[Entries with chart source code]
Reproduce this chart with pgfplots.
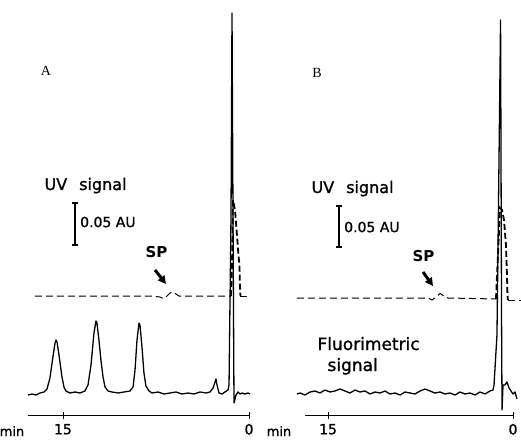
\documentclass[border=0pt]{standalone}
\usepackage{fontspec}
\setmainfont{DejaVu Sans}
\newfontfamily\scan{DejaVu Sans}[FakeBold=1.2]
\newfontfamily\panelfont{Liberation Serif}
\usepackage{pgfplots}
\pgfplotsset{compat=1.18}
\usetikzlibrary{arrows.meta}

\pgfplotsset{chrom/.style={
  scale only axis, clip=false,
  ymin=0, ymax=402, height=402pt,
  xmin=0, x dir=reverse,
  axis x line=bottom, axis y line=none,
  x axis line style={-, line width=0.8pt},
  xtick={0,15}, tick align=center, major tick length=7pt,
  tick style={line width=0.8pt, black},
  /pgf/number format/assume math mode=true,
  xticklabel style={font=\scan\fontsize{14}{16}\selectfont, yshift=-2pt},
  anchor=south west,
}}

\begin{document}
\begin{tikzpicture}[x=1pt,y=1pt]
\useasboundingbox (0,0) rectangle (521,439);

% ---------------- Panel A ----------------
\begin{axis}[chrom, at={(28pt,24pt)}, xmax=17.82, width=221pt]
% fluorimetric signal
\addplot[black, line width=1.3pt, line join=round] coordinates {
(17.82,20) (17.50,21) (17.18,20) (16.85,22) (16.53,23) (16.29,26) (16.05,37)
(15.81,58) (15.64,72) (15.56,75) (15.48,73) (15.32,60) (15.08,38) (14.92,28)
(14.76,24) (14.44,22) (14.03,23) (13.63,22) (13.23,24) (12.98,30) (12.74,50)
(12.50,82) (12.34,94) (12.26,92) (12.10,75) (11.94,55) (11.77,38) (11.61,28)
(11.37,24) (11.05,23) (10.56,22) (10.08,23) (9.60,24) (9.35,28) (9.19,45)
(9.03,75) (8.87,92) (8.79,90) (8.63,68) (8.47,42) (8.31,29) (8.06,24)
(7.82,22) (7.34,23) (6.85,21) (6.37,22) (5.89,23) (5.40,21) (4.92,22)
(4.44,21) (3.95,23) (3.47,22) (3.15,23) (2.90,27) (2.74,33) (2.66,36)
(2.58,30) (2.42,22) (2.18,21) (1.94,23) (1.69,25) (1.61,30) (1.45,200)
(1.37,402) (1.29,200) (1.21,12) (1.05,20) (0.89,23) (0.73,21) (0.56,22)
(0.32,21) (0.08,22) (-0.08,21)
};
% UV signal
\addplot[black, line width=1pt, dash pattern=on 7pt off 4pt] coordinates {
(17.26,119) (12.02,119) (7.98,119) (7.18,118) (6.94,116.5) (6.69,118)
(6.37,122) (6.13,123) (5.89,121) (5.65,119) (3.95,119) (1.45,119)
};
\addplot[black, line width=1.8pt, dash pattern=on 6pt off 3pt] coordinates {
(1.45,119) (1.37,150) (1.29,215) (1.13,205) (0.97,180) (0.85,160)
(0.77,150) (0.73,130) (0.69,119)
};
\addplot[black, line width=1pt, dash pattern=on 7pt off 4pt] coordinates {
(0.69,119) (-0.08,119)
};
\end{axis}

% ---------------- Panel B ----------------
\begin{axis}[chrom, at={(305pt,24pt)}, xmax=16.87, width=208pt]
% fluorimetric signal
\addplot[black, line width=1.3pt, line join=round] coordinates {
(17.52,21) (17.27,22) (16.87,20) (16.46,23) (16.06,24) (15.65,22) (15.25,25)
(14.84,23) (14.44,24) (14.03,26) (13.63,24) (13.22,22) (12.81,25) (12.41,23)
(12.00,24) (11.60,21) (11.19,23) (10.79,22) (10.38,24) (9.98,21) (9.57,22)
(9.16,20) (8.76,23) (8.35,22) (7.95,21) (7.54,24) (7.14,26) (6.73,24)
(6.33,22) (5.92,23) (5.51,21) (5.11,22) (4.70,20) (4.30,23) (3.89,21)
(3.49,22) (3.08,20) (2.68,23) (2.27,21) (1.87,24) (1.62,25) (1.54,30)
(1.30,80) (1.14,250) (1.01,395) (0.93,100) (0.89,5) (0.81,30) (0.65,30)
(0.49,33) (0.32,27) (0.16,24) (0.00,21) (-0.16,23) (-0.32,16)
};
% UV signal
\addplot[black, line width=1pt, dash pattern=on 7pt off 4pt] coordinates {
(17.52,117) (9.16,117) (6.89,117) (6.57,115) (6.24,118) (5.92,121.5)
(5.60,119) (5.27,117) (1.38,116)
};
\addplot[black, line width=1.8pt, dash pattern=on 6pt off 3pt] coordinates {
(1.38,116) (1.22,160) (1.05,207) (0.89,205) (0.73,195) (0.57,170)
(0.49,140) (0.45,120) (0.41,115)
};
\addplot[black, line width=1pt, dash pattern=on 7pt off 4pt] coordinates {
(0.41,115) (-0.65,115)
};
\end{axis}

% ---------------- annotations ----------------
\node[font=\panelfont\fontsize{14}{16}\selectfont] at (46,368) {A};
\node[font=\panelfont\fontsize{14}{16}\selectfont] at (317,366) {B};

\node[anchor=base west, font=\scan\fontsize{16}{19}\selectfont] at (41,249) {UV\hspace{12pt}signal};
\node[anchor=base west, font=\scan\fontsize{16}{19}\selectfont] at (308,246) {UV\hspace{12pt}signal};

\draw[line width=1.1pt] (75,194)--(75,236) (72,236)--(78,236) (72,194)--(78,194);
\draw[line width=1.1pt] (339,192)--(339,233) (336,233)--(342,233) (336,192)--(342,192);
\node[anchor=west, inner sep=2pt, font=\scan\fontsize{14}{16}\selectfont] at (78,217) {0.05 AU};
\node[anchor=west, inner sep=2pt, font=\scan\fontsize{14}{16}\selectfont] at (342,212) {0.05 AU};

\node[anchor=base west, font=\bfseries\fontsize{15}{18}\selectfont] at (142,181) {SP};
\node[anchor=base west, font=\bfseries\fontsize{15}{18}\selectfont] at (409,177) {SP};
\draw[-{Triangle[length=8pt,width=8pt]}, line width=3pt] (155,169)--(166,155);
\draw[-{Triangle[length=8pt,width=8pt]}, line width=3pt] (423,167)--(433,153);

\node[anchor=base west, font=\scan\fontsize{17}{20}\selectfont] at (314,89) {Fluorimetric};
\node[anchor=base west, font=\scan\fontsize{17}{20}\selectfont] at (324,68) {signal};

\node[anchor=base, font=\scan\fontsize{13}{15}\selectfont] at (12,3) {min};
\node[anchor=base, font=\scan\fontsize{13}{15}\selectfont] at (279,3) {min};
\end{tikzpicture}
\end{document}
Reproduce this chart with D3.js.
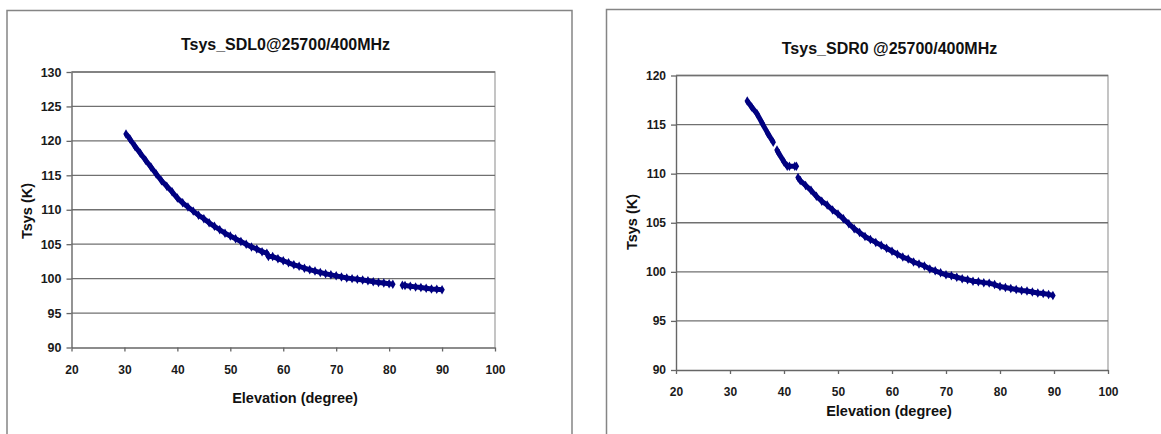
<!DOCTYPE html>
<html>
<head>
<meta charset="utf-8">
<script src="https://cdn.jsdelivr.net/npm/d3@7"></script>
<style>
  html, body { margin: 0; padding: 0; background: #fff; }
  svg { display: block; font-family: "Liberation Sans", Arial, sans-serif; }
</style>
</head>
<body>
<svg id="chart" width="1161" height="434"></svg>
<script>
// ---- Data ----
const xTicks = [20, 30, 40, 50, 60, 70, 80, 90, 100];

const sdl0Title = "Tsys_SDL0@25700/400MHz";
const sdl0YTicks = [90, 95, 100, 105, 110, 115, 120, 125, 130];
const sdl0Elevation = [30.3, 31, 32, 33, 34, 35, 36, 37, 38, 39, 40, 41, 42, 43, 44, 45, 46, 47, 48, 49,
  50, 51, 52, 53, 54, 55, 56, 56.9, 57.2, 58, 59, 60, 61, 62, 63, 64, 65, 66, 67, 68, 69,
  70, 71, 72, 73, 74, 75, 76, 77, 78, 79, 80, 80.7, 82.5, 83, 84, 85, 86, 87, 88, 89, 90];
const sdl0Tsys = [121.0, 120.3, 119.2, 118.2, 117.2, 116.2, 115.2, 114.2, 113.4, 112.6, 111.7, 111.0, 110.4,
  109.8, 109.2, 108.7, 108.1, 107.6, 107.1, 106.6, 106.2, 105.8, 105.4, 105.0, 104.6, 104.3, 103.9,
  103.7, 103.2, 103.2, 102.9, 102.6, 102.3, 102.0, 101.8, 101.5, 101.3, 101.1, 100.9, 100.7, 100.55,
  100.4, 100.25, 100.1, 100.0, 99.9, 99.8, 99.7, 99.55, 99.45, 99.35, 99.25, 99.2, 99.05, 99.0,
  98.9, 98.8, 98.7, 98.6, 98.5, 98.45, 98.4];
const sdl0SegmentStarts = [82.5];

const sdr0Title = "Tsys_SDR0 @25700/400MHz";
const sdr0YTicks = [90, 95, 100, 105, 110, 115, 120];
const sdr0Elevation = [33.2, 34, 35, 36, 37, 38, 38.7, 39, 40, 40.6, 41, 42, 42.3, 42.6, 43, 44, 45, 46, 47,
  48, 49, 50, 51, 52, 53, 54, 55, 56, 57, 58, 59, 60, 61, 62, 63, 64, 65, 66, 67, 68, 69, 70,
  71, 72, 73, 74, 75, 76, 77, 78, 79, 80, 81, 82, 83, 84, 85, 86, 87, 88, 89, 89.8];
const sdr0Tsys = [117.4, 116.8, 116.1, 115.1, 114.1, 113.2, 112.4, 112.1, 111.2, 110.75, 110.75, 110.75,
  110.75, 109.6, 109.3, 108.8, 108.3, 107.7, 107.2, 106.8, 106.3, 105.9, 105.4, 104.9, 104.4, 104.0,
  103.6, 103.3, 103.0, 102.7, 102.4, 102.1, 101.8, 101.5, 101.3, 101.0, 100.8, 100.6, 100.3, 100.1,
  99.9, 99.7, 99.6, 99.45, 99.3, 99.2, 99.05, 99.0, 98.9, 98.85, 98.7, 98.5, 98.4, 98.3, 98.2, 98.1,
  98.05, 97.95, 97.85, 97.8, 97.7, 97.6];
const sdr0SegmentStarts = [38.7, 42.6];

const xLabel = "Elevation (degree)";
const yLabel = "Tsys (K)";

// ---- Layout ----
const svg = d3.select("#chart");
const navy = "#000080";

const panels = [
  {
    title: sdl0Title, yTicks: sdl0YTicks, xs: sdl0Elevation, ys: sdl0Tsys, starts: sdl0SegmentStarts,
    frame: { x0: 7, y0: 10.5, x1: 572 },
    plot: { left: 71.5, right: 495, top: 72, bottom: 347.5 },
    titlePos: [285.5, 49.5], xTitlePos: [295, 403], yTitlePos: [32, 211],
    yFont: 12.5, xLabelBaseline: 374
  },
  {
    title: sdr0Title, yTicks: sdr0YTicks, xs: sdr0Elevation, ys: sdr0Tsys, starts: sdr0SegmentStarts,
    frame: { x0: 606.5, y0: 9.5, x1: 1170 },
    plot: { left: 676, right: 1108, top: 75.5, bottom: 370 },
    titlePos: [889.5, 54], xTitlePos: [889, 415.5], yTitlePos: [637, 222],
    yFont: 12, xLabelBaseline: 396
  }
];

panels.forEach(p => {
  const g = svg.append("g");

  // chart frame (bottom runs off the picture)
  g.append("path")
    .attr("d", `M${p.frame.x0},440 V${p.frame.y0} H${p.frame.x1} V440`)
    .attr("fill", "none").attr("stroke", "#858585").attr("stroke-width", 1.5);

  const x = d3.scaleLinear().domain([20, 100]).range([p.plot.left, p.plot.right]);
  const y = d3.scaleLinear().domain([90, d3.max(p.yTicks)]).range([p.plot.bottom, p.plot.top]);

  // plot area border (top/right, light grey)
  g.append("path")
    .attr("d", `M${p.plot.left},${p.plot.top} H${p.plot.right} V${p.plot.bottom}`)
    .attr("fill", "none").attr("stroke", "#a6a6a6").attr("stroke-width", 1.3);

  // gridlines
  g.append("g").selectAll("line").data(p.yTicks.slice(1)).join("line")
    .attr("x1", p.plot.left).attr("x2", p.plot.right)
    .attr("y1", d => y(d)).attr("y2", d => y(d))
    .attr("stroke", "#707070").attr("stroke-width", 1.3);

  // y axis
  const yAxis = g.append("g").attr("transform", `translate(${p.plot.left},0)`)
    .call(d3.axisLeft(y).tickValues(p.yTicks).tickSize(5).tickPadding(5).tickSizeOuter(0));
  yAxis.select(".domain").attr("stroke", "#666").attr("stroke-width", 1.4);
  yAxis.selectAll(".tick line").attr("stroke", "#666").attr("stroke-width", 1.3);
  yAxis.selectAll("text").attr("font-size", p.yFont).attr("font-weight", "bold").attr("fill", "#1a1a1a");

  // x axis
  const xAxis = g.append("g").attr("transform", `translate(0,${p.plot.bottom})`)
    .call(d3.axisBottom(x).tickValues(xTicks).tickSize(4).tickPadding(4).tickSizeOuter(0));
  xAxis.select(".domain").attr("stroke", "#666").attr("stroke-width", 1.4);
  xAxis.selectAll(".tick line").attr("stroke", "#666").attr("stroke-width", 1.3);
  xAxis.selectAll("text")
    .attr("font-size", 12).attr("font-weight", "bold").attr("fill", "#1a1a1a")
    .attr("dy", null).attr("y", p.xLabelBaseline - p.plot.bottom);

  // data: split into segments at recorded gaps
  const pts = p.xs.map((v, i) => [v, p.ys[i]]);
  const segments = [];
  pts.forEach(pt => {
    if (segments.length === 0 || p.starts.includes(pt[0])) segments.push([]);
    segments[segments.length - 1].push(pt);
  });
  const line = d3.line().x(d => x(d[0])).y(d => y(d[1]));
  g.append("g").selectAll("path").data(segments).join("path")
    .attr("d", line)
    .attr("fill", "none").attr("stroke", navy)
    .attr("stroke-width", 5).attr("stroke-linejoin", "round").attr("stroke-linecap", "butt");
  const diamond = d3.symbol().type(d3.symbolDiamond).size(26);
  g.append("g").selectAll("path").data(pts).join("path")
    .attr("d", diamond)
    .attr("transform", d => `translate(${x(d[0])},${y(d[1])})`)
    .attr("fill", navy);

  // titles
  g.append("text").attr("x", p.titlePos[0]).attr("y", p.titlePos[1])
    .attr("text-anchor", "middle").attr("font-size", 16).attr("font-weight", "bold").attr("fill", "#111")
    .text(p.title);
  g.append("text").attr("x", p.xTitlePos[0]).attr("y", p.xTitlePos[1])
    .attr("text-anchor", "middle").attr("font-size", 14.5).attr("font-weight", "bold").attr("fill", "#111")
    .text(xLabel);
  g.append("text")
    .attr("transform", `translate(${p.yTitlePos[0]},${p.yTitlePos[1]}) rotate(-90)`)
    .attr("text-anchor", "middle").attr("font-size", 14.5).attr("font-weight", "bold").attr("fill", "#111")
    .text(yLabel);
});
</script>
</body>
</html>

TASK PROMPT
Stop after the line containing "(0,0) rectangle (521,439);": copy the records exactly from the first line up to there, leaving pictures out.

RESPONSE FOR THIS EXERCISE
Reproduce this chart with pgfplots.
\documentclass[border=0pt]{standalone}
\usepackage{fontspec}
\setmainfont{DejaVu Sans}
\newfontfamily\scan{DejaVu Sans}[FakeBold=1.2]
\newfontfamily\panelfont{Liberation Serif}
\usepackage{pgfplots}
\pgfplotsset{compat=1.18}
\usetikzlibrary{arrows.meta}

\pgfplotsset{chrom/.style={
  scale only axis, clip=false,
  ymin=0, ymax=402, height=402pt,
  xmin=0, x dir=reverse,
  axis x line=bottom, axis y line=none,
  x axis line style={-, line width=0.8pt},
  xtick={0,15}, tick align=center, major tick length=7pt,
  tick style={line width=0.8pt, black},
  /pgf/number format/assume math mode=true,
  xticklabel style={font=\scan\fontsize{14}{16}\selectfont, yshift=-2pt},
  anchor=south west,
}}

\begin{document}
\begin{tikzpicture}[x=1pt,y=1pt]
\useasboundingbox (0,0) rectangle (521,439);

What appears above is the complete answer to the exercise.